Conventional Term Loans
Typically, a term loan is the best option for businesses looking to consolidate. Term loans can offer competitive interest rates with longer repayment terms, typically less than 10% interest for around 10 years. Chase, for example, offers small business loans to consolidate debt with terms up to 7 years and fixed monthly payments.
If a business owner is unable to secure a term loan, the next option is typically pursuing an SBA loan, which is intended for owners who may not meet the requirements for a conventional bank loan but still have relatively good credit (i.e., minimum of 620-650).
One of the most popular programs, an SBA 7(a) loan, offers terms up to 25 years with amounts as high as $5,000,000 and interest rate maximums ranging from 8.25%-11.25% for fixed-rate loans.
Manage Business Debt Consolidation Loans With Care
Managing debt is a key element of running a successful operation. While taking on debt can, at times, be the best way for your business to grow, it can also hinder your ability to hit the next stage of growth.

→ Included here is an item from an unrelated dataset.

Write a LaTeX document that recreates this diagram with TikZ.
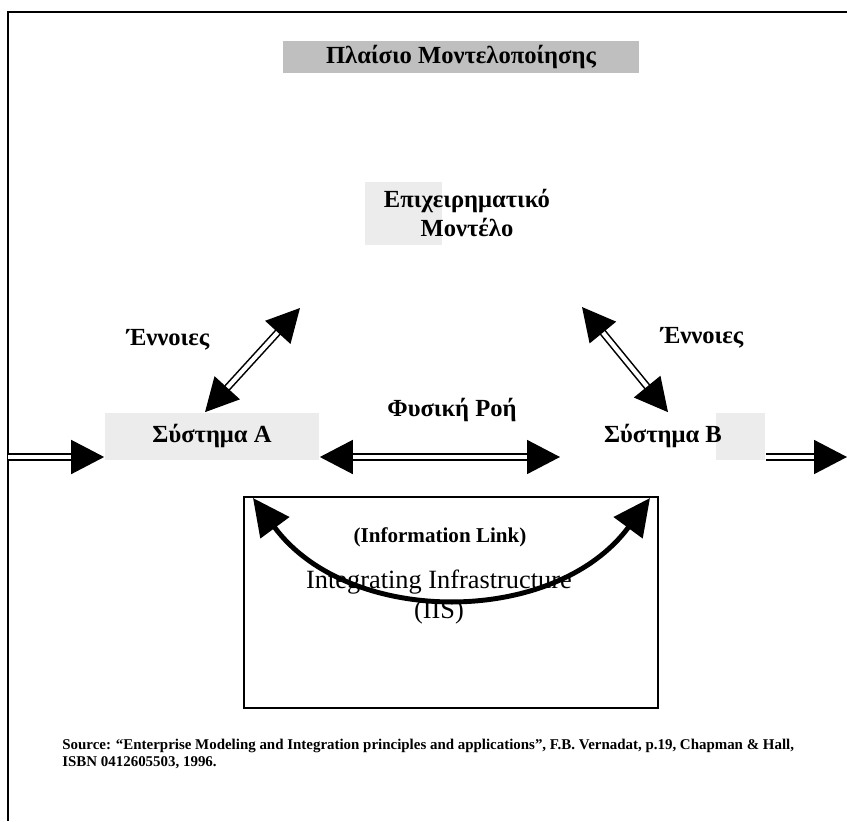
\documentclass[tikz,border=0pt]{standalone}
\usepackage{fontspec}
\setmainfont{Liberation Serif}
\usetikzlibrary{arrows.meta,positioning}

\begin{document}
\begin{tikzpicture}[x=0.02cm,y=-0.02cm,>={Triangle[length=0.66cm,width=0.68cm]}]
  \tikzstyle{lbl}=[font=\fontsize{14}{17}\selectfont\bfseries,inner sep=0pt,align=center]
  \tikzstyle{patch}=[fill=gray!15]
  \tikzstyle{flow}=[double,double distance=2.4pt,line width=0.9pt]
  \useasboundingbox (0,0) rectangle (847,821);
  \draw[line width=1pt] (8,821) -- (8,12) -- (847,12);
  \node[lbl,fill=gray!50,minimum width=7.14cm,minimum height=0.64cm] (title) at (461,57) {Πλαίσιο Μοντελοποίησης};
  \fill[patch] (365,182) rectangle (442,245);
  \node[lbl] (model) at (467,213) {Επιχειρηματικό\\Μοντέλο};
  \node[lbl] (conceptsA) at (168,340) {Έννοιες};
  \node[lbl] (conceptsB) at (702,338) {Έννοιες};
  \node[lbl,patch,minimum width=4.3cm,minimum height=0.94cm] (sysA) at (212,436) {Σύστημα Α};
  \fill[patch] (716,413) rectangle (765,460);
  \node[lbl,minimum height=0.94cm] (sysB) at (663,436) {Σύστημα Β};
  \node[lbl] (physflow) at (452,410) {Φυσική Ροή};
  \node[draw,line width=1pt,minimum width=8.28cm,minimum height=4.22cm] (iis) at (451,602.5) {};
  \node[font=\fontsize{12}{14}\selectfont\bfseries] (infolink) at (440,537) {(Information Link)};
  \node[font=\fontsize{15}{17}\selectfont,align=center,inner sep=0pt] (infra) at (439,597) {Integrating Infrastructure\\(IIS)};
  \node[font=\fontsize{8.5}{10.2}\selectfont\bfseries,align=left,anchor=west,inner sep=0pt] (src) at (62,754)
    {Source: ``Enterprise Modeling and Integration principles and applications'', F.B. Vernadat, p.19, Chapman \& Hall,\\ISBN 0412605503, 1996.};
  \coordinate (modelA) at (300,308);
  \coordinate (modelB) at (582,307);
  \coordinate (inA) at (8,457);
  \coordinate (flowB) at (560,457);
  \coordinate (outB) at (847,457);
  \coordinate (linkA) at (253,498);
  \coordinate (linkB) at (650,498);
  \draw[flow,<->] ([xshift=-0.14cm]sysA.north) -- (modelA);
  \draw[flow,<->] (modelB) -- ([xshift=0.1cm]sysB.north);
  \draw[flow,->] (inA) -- (inA -| sysA.west);
  \draw[flow,<->] (inA -| sysA.east) -- (flowB);
  \draw[flow,->] (inA -| 766,0) -- (outB);
  \draw[line width=2.8pt,{Triangle[length=0.74cm,width=0.7cm]}-{Triangle[length=0.74cm,width=0.7cm]}]
    (linkA) .. controls (348,627) and (555,627) .. (linkB);
\end{tikzpicture}
\end{document}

Ensure the most successful outcome for consolidating debt by paying off your existing loans immediately after receiving your consolidation loan funds. Also, set up automatic payments if you can and be sure to create (and stick to) a budget to keep your business finances on track. Keep an eye on your debt-to-income ratio and continue to find ways to reduce your debt too.
Ultimately, if your business manages multiple debts, it could make sense to consolidate if you’ll pay the same or less money overall. However, depending on your circumstances, if you need to centralize your debts to improve your operational cash flow, spending a bit more over the long term might be worth it. Consider speaking with an accountant to determine if commercial debt consolidation makes sense for your business.